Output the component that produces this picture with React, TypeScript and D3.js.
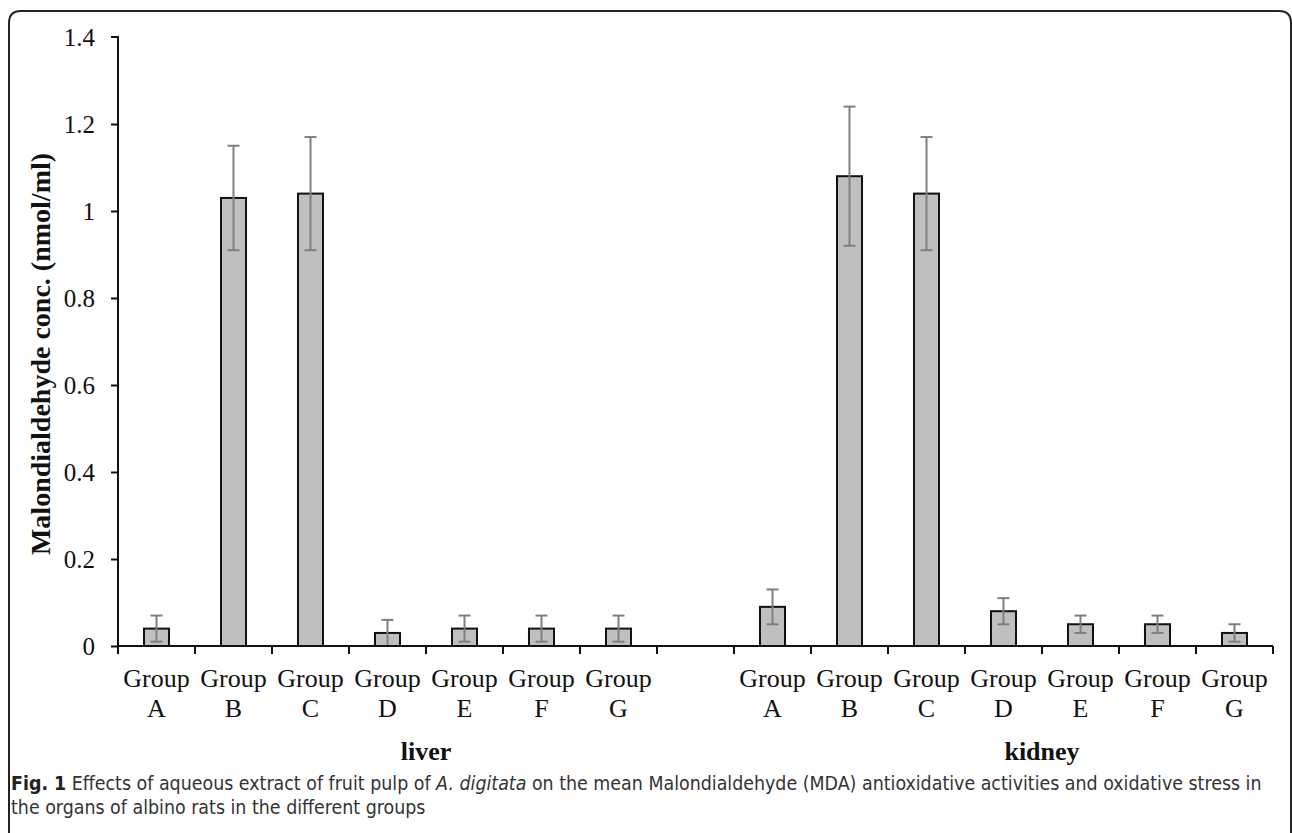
import React, { useEffect, useRef } from "react";
import * as d3 from "d3";

const W = 1292;
const H = 833;

// chart data
const organs = ["liver", "kidney"];
const groups = ["A", "B", "C", "D", "E", "F", "G"];
const liverMeans = [0.04, 1.03, 1.04, 0.03, 0.04, 0.04, 0.04];
const liverErrors = [0.03, 0.12, 0.13, 0.03, 0.03, 0.03, 0.03];
const kidneyMeans = [0.09, 1.08, 1.04, 0.08, 0.05, 0.05, 0.03];
const kidneyErrors = [0.04, 0.16, 0.13, 0.03, 0.02, 0.02, 0.02];
const yTicks = [0, 0.2, 0.4, 0.6, 0.8, 1, 1.2, 1.4];

const captionLine1Rest = " Effects of aqueous extract of fruit pulp of ";
const captionItalic = "A. digitata";
const captionLine1End =
  " on the mean Malondialdehyde (MDA) antioxidative activities and oxidative stress in";
const captionLine2 = "the organs of albino rats in the different groups";

const MARGIN = { left: 118, right: W - 1273, top: 37, bottom: H - 646 };
const SERIF = "'Liberation Serif', 'Times New Roman', serif";
const CAPTION_FONT = "'DejaVu Sans Condensed', 'DejaVu Sans', sans-serif";

// slots: 7 liver, one blank, 7 kidney
const slots = [
  ...groups.map((g, i) => ({ key: `liver-${g}`, group: g, organ: 0, mean: liverMeans[i], err: liverErrors[i] })),
  { key: "blank", group: "", organ: -1, mean: NaN, err: NaN },
  ...groups.map((g, i) => ({ key: `kidney-${g}`, group: g, organ: 1, mean: kidneyMeans[i], err: kidneyErrors[i] })),
];

export default function App() {
  const axesRef = useRef<SVGGElement>(null);

  const xScale = d3
    .scaleBand()
    .domain(slots.map((s) => s.key))
    .range([MARGIN.left, W - MARGIN.right])
    .paddingInner(0)
    .paddingOuter(0);
  const yScale = d3.scaleLinear().domain([0, 1.4]).range([H - MARGIN.bottom, MARGIN.top]);

  const bw = xScale.bandwidth();
  const barW = bw * 0.325;

  useEffect(() => {
    const g = d3.select(axesRef.current);
    g.selectAll("*").remove();

    const yAxis = d3
      .axisLeft(yScale)
      .tickValues(yTicks)
      .tickSize(7)
      .tickPadding(16)
      .tickFormat((d) => d3.format("~g")(d as number));
    const ya = g.append("g").attr("transform", `translate(${MARGIN.left},0)`).call(yAxis);
    ya.select(".domain").attr("d", `M-7,${yScale(1.4)}H0V${yScale(0)}`);
    ya.selectAll("line").attr("stroke", "#111").attr("stroke-width", 2);
    ya.select(".domain").attr("stroke", "#111").attr("stroke-width", 2);
    ya.selectAll("text")
      .attr("font-family", SERIF)
      .attr("font-size", 25)
      .attr("fill", "#111")
      .attr("dy", "0.33em");
    ya.selectAll(".tick").filter((d) => d === 1.4).select("line").remove();

    // x axis with boundary ticks
    const y0 = yScale(0);
    const xa = g.append("g");
    xa.append("line")
      .attr("x1", MARGIN.left)
      .attr("x2", W - MARGIN.right)
      .attr("y1", y0)
      .attr("y2", y0)
      .attr("stroke", "#111")
      .attr("stroke-width", 2);
    const bounds = d3.range(slots.length + 1).map((i) => MARGIN.left + i * bw);
    xa.selectAll("line.tk")
      .data(bounds)
      .join("line")
      .attr("class", "tk")
      .attr("x1", (d) => d)
      .attr("x2", (d) => d)
      .attr("y1", y0)
      .attr("y2", y0 + 8)
      .attr("stroke", "#111")
      .attr("stroke-width", 2);
  }, []);

  const y0 = yScale(0);

  return (
    <svg width={W} height={H} style={{ position: "absolute", left: 0, top: 0, background: "#fff" }}>
      <path
        d={`M9,${H + 5}V23Q9,11 21,11H1279Q1291,11 1291,23V${H + 5}`}
        fill="none"
        stroke="#222"
        strokeWidth={2}
      />
      <g>
        {slots
          .filter((s) => s.organ >= 0)
          .map((s) => {
            const cx = (xScale(s.key) as number) + bw / 2;
            return (
              <g key={s.key}>
                <rect
                  x={cx - barW / 2}
                  y={yScale(s.mean)}
                  width={barW}
                  height={y0 - yScale(s.mean)}
                  fill="#bfbfbf"
                  stroke="#111"
                  strokeWidth={2}
                />
                <line x1={cx} x2={cx} y1={yScale(s.mean + s.err)} y2={yScale(s.mean - s.err)} stroke="#7f7f7f" strokeWidth={2} />
                <line x1={cx - 6} x2={cx + 6} y1={yScale(s.mean + s.err)} y2={yScale(s.mean + s.err)} stroke="#7f7f7f" strokeWidth={2} />
                <line x1={cx - 6} x2={cx + 6} y1={yScale(s.mean - s.err)} y2={yScale(s.mean - s.err)} stroke="#7f7f7f" strokeWidth={2} />
              </g>
            );
          })}
      </g>
      <g ref={axesRef} />
      <g fontFamily={SERIF} fontSize={26} fill="#111" textAnchor="middle">
        {slots
          .filter((s) => s.organ >= 0)
          .map((s) => {
            const cx = (xScale(s.key) as number) + bw / 2;
            return (
              <text key={s.key} x={cx} y={687}>
                <tspan x={cx}>Group</tspan>
                <tspan x={cx} y={717}>
                  {s.group}
                </tspan>
              </text>
            );
          })}
        {organs.map((o, i) => {
          const keys = slots.filter((s) => s.organ === i).map((s) => s.key);
          const left = xScale(keys[0]) as number;
          // the spreadsheet centres each group label over eight slots
          const cx = left + ((groups.length + 1) * bw) / 2;
          return (
            <text key={o} x={cx} y={760} fontWeight="bold">
              {o}
            </text>
          );
        })}
      </g>
      <text
        transform={`translate(50,354) rotate(-90)`}
        textAnchor="middle"
        fontFamily={SERIF}
        fontWeight="bold"
        fontSize={28}
        fill="#111"
      >
        Malondialdehyde conc. (nmol/ml)
      </text>
      <g fontFamily={CAPTION_FONT} fontSize={19.4} fill="#333">
        <text x={11} y={790}>
          <tspan fontWeight="bold" fill="#222">Fig. 1</tspan>
          <tspan>{captionLine1Rest}</tspan>
          <tspan fontStyle="italic">{captionItalic}</tspan>
          <tspan>{captionLine1End}</tspan>
        </text>
        <text x={11} y={814}>
          {captionLine2}
        </text>
      </g>
    </svg>
  );
}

------------------------------------

**DO THIS:**
Which lines hold the string "React"? List them all.

**EXPECTED ANSWER:**
Output the component that produces this picture with React, TypeScript and D3.js.
import React, { useEffect, useRef } from "react";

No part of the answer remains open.